Constant Angular Velocity Regulation for Visually Guided Terrain Following
This work addresses terrain following for micro unmanned aerial vehicles, offering a bio-inspired approach that is incremental in applying known biological principles to robotics.
The paper tackled the problem of enabling micro unmanned aerial vehicles to perform terrain following by mimicking honeybees' visual control, resulting in a bio-plausible angular velocity decoding model that achieved perfect terrain following over patterned ground and successful flight over irregular textured terrain.

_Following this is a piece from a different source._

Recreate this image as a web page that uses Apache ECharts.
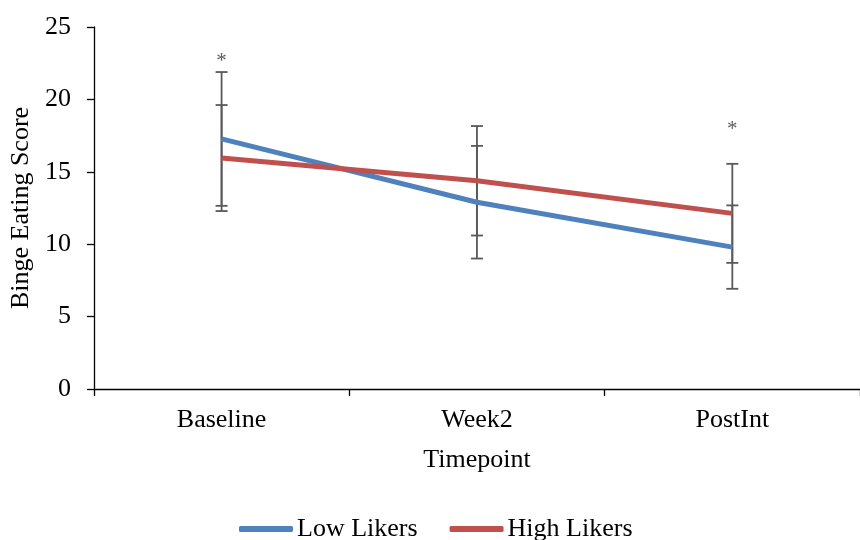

Insects use visual cues to control their flight behaviours. By estimating the angular velocity of the visual stimuli and regulating it to a constant value, honeybees can perform a terrain following task which keeps the certain height above the undulated ground. For mimicking this behaviour in a bio-plausible computation structure, this paper presents a new angular velocity decoding model based on the honeybee's behavioural experiments. The model consists of three parts, the texture estimation layer for spatial information extraction, the motion detection layer for temporal information extraction and the decoding layer combining information from pervious layers to estimate the angular velocity. Compared to previous methods on this field, the proposed model produces responses largely independent of the spatial frequency and contrast in grating experiments. The angular velocity based control scheme is proposed to implement the model into a bee simulated by the game engine Unity. The perfect terrain following above patterned ground and successfully flying over irregular textured terrain show its potential for micro unmanned aerial vehicles' terrain following.